Das Band muss also auf jeden Fall schon an dieser Stelle zweimal abgespielt werden - es sei denn, man hat extremes Glück und zufällig passte schon alles.
Damit wird aber gar nicht gerechnet. Der erste Schnitt ist für die Tonne - dafür da, zu sehen, wo man mit seiner Erfahrung landet.
Auch für die Echtzeiteingriffe anhand der Notizen muss ein paarmal gehört und geübt werden.
Also unter fünfmal Abspielen kommt man selbst bei der rein bandbasierten Methode nicht weg, es sei denn, man macht zumindest das Üben mit einer Kopie, das ginge ja.
Ach, und meist wird, weil man eh dabei ist, gleich noch eine zweite Lackfolie zur Redundanz geschnitten, zumindest bei wichtigen Projekten. Das dauert nämlich dann auch nur noch 'ne halbe Stunde länger - gegenüber einem ganzen Tag, falls man später nochmal ganz von vorn ran muss. Aber: Noch einmal Abspielen mehr...

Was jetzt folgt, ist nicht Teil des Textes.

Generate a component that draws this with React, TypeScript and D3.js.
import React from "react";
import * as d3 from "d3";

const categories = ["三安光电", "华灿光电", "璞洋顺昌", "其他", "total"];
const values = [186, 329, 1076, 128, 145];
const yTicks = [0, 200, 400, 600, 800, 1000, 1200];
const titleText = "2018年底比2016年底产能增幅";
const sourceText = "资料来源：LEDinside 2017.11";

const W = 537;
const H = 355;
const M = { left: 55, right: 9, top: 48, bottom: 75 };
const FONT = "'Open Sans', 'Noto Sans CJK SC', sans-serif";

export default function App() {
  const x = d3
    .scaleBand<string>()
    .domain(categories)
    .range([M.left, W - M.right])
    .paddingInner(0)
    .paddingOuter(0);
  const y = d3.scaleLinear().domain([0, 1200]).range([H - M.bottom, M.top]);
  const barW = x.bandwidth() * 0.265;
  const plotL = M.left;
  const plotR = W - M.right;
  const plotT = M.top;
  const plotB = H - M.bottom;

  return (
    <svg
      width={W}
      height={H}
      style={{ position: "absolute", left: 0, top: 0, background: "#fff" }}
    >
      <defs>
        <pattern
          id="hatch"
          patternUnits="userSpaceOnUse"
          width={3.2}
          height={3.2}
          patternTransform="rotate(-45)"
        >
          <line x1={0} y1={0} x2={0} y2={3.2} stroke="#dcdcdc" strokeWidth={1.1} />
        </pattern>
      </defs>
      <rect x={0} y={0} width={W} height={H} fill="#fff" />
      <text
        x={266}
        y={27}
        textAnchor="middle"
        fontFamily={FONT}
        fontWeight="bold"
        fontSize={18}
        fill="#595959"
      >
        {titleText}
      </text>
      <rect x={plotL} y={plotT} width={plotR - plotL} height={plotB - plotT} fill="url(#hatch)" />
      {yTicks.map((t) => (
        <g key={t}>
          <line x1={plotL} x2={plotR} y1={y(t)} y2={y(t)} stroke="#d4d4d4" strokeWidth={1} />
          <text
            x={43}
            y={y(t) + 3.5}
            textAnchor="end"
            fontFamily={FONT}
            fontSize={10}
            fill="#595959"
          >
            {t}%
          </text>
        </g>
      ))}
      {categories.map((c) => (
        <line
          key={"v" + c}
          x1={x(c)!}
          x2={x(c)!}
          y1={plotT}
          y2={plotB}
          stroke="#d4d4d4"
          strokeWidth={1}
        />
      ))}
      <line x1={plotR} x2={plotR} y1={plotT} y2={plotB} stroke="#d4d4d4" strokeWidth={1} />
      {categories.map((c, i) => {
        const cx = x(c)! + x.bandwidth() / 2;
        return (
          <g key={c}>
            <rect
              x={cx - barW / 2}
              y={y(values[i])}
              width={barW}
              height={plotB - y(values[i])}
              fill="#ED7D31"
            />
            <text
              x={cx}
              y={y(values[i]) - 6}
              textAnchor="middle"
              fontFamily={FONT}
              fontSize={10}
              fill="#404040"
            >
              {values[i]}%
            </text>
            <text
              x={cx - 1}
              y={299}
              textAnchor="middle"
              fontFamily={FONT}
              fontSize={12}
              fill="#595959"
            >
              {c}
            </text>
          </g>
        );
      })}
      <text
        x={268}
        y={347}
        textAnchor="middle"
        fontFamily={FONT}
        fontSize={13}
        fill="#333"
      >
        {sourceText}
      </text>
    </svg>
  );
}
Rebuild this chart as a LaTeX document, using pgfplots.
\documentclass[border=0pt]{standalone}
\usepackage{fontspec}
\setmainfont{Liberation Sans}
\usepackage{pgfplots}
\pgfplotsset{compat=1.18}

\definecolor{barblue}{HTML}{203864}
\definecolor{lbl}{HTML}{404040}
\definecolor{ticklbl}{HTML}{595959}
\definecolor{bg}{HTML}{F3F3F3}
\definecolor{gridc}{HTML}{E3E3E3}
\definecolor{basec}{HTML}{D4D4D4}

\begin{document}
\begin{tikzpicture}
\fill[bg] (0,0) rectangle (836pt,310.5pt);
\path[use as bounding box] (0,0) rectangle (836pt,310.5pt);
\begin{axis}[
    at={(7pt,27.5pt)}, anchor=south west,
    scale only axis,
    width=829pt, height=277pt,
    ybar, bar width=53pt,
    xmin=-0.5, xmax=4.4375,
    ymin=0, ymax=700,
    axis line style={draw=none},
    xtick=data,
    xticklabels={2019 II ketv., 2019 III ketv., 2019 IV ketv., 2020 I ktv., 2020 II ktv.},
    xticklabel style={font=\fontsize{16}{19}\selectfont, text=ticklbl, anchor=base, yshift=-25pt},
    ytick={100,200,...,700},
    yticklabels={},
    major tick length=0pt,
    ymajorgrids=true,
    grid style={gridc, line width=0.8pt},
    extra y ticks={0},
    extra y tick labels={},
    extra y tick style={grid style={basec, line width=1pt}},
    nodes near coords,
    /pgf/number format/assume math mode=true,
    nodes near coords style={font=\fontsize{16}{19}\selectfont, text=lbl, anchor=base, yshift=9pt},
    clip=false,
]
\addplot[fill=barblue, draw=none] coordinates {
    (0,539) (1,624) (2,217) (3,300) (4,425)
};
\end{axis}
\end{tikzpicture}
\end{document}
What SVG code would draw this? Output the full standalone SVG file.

Man sieht: Die digitale delay line hat auf jeden Fall ihren guten Grund. Und es war ja auch ernsthafte Technik. Da saß keins der ersten Korg Digitaldelays aus der Livetechnik im Rack, das war schon custom made von Neumann. Oder im Falle der DG komplett selbst entwickelte Technik, weil es sowas überhaupt gar nicht zu kaufen gab. In den meisten Fällen war die sample rate vor der CD-Normierung bei 50kHz, auch schon 1976 bei ABBAs 3M 32-Spur...das ist ja schon nicht übel, wie man bis heute hört.
Ich war übrigens nicht "mal" dabei, sondern das war ca von 1990 bis 2003 mein Alltag. Ich habe etwa einmal im Monat im Emil-Berliner-Haus bei Willem Makkee gesessen und ein Premaster erstellt. Natürlich waren davon 95% CD-Master, aber der Mann ist ist schon vorher und bis zu seinem Tod vor ein paar Jahren jahrzehntelang einer der weltweit allenfalls Handvoll Vinyl-Koryphäen gewesen. So gefragt, dass er das nach seiner Pensionierung noch in seinem privaten Keller in Langenhagen weitergemacht hat. Er hatte der DG "seine" Maschinen immer abgekauft, wenn sie ausgemustert wurden.
Und ich hab auch klar erwähnt, dass es unter den "audiophilen" Kleinstlabels sicher Ausnahmen gibt, denn diese "Problematik" der digitalen delay line ist, zumindest wenn man es vom dogmatischen (Still)standpunkt aus betrachtet, ja völlig unübersehbar der Elefant im Raum.
War ja, weil es so klar auf der Hand lag, auch meine erste Frage, als ich das erste Mal live neben der Maschine stand.
Ich wollte auch nicht behaupten, dass alle Kleinlabels für HiFi-Extremisten das auf jeden Fall so machen, sondern dass die Industrie es so gemacht hat.
Und somit das unvermeidliche Yello- oder Dire Straits-Vinyl vielleicht AAA ist, weil auf analoger Mehrspur aufgenommen (das erste A), analog gemastert (das zweite A) und dann auf Platte gepresst ist (das dritte A), aber...es hätten eigentlich vier Buchstaben sein müssen.
Allerdings wurde die dritte Stelle, der Buchstabe für die technisch notwendige delay line in der Schneidemaschine, nie eingeführt, denn dann wären 95% aller AAA eben AADA gewesen.
Es gab eine Menge Presswerke, die haben bereits früh in den 90ern auch für Vinylschnitt nur digitale Master auf DAT akzeptiert, weil sie sich den Stress und vor allem Kostenfaktor mit der Maschinenwartung, Azimuteinstellung und dem Verschleiß gar nicht mehr angetan haben.
Ganz vorn war da ein Werk in/bei Frankfurt, hab den Namen der Inhaberin vergessen, das hat millionenfach Remix-Maxis für DJ-Bemusterungen gepresst. Die mussten schnell und billig sein, das ging natürlich nur per DAT.
Das alles "nach draußen" zu kommunizieren hätte halt marketingtechnisch aber nicht ganz so geil funktioniert...oder den derzeitigen "Skandal" drei Jahrzehnte früher stattfinden lassen.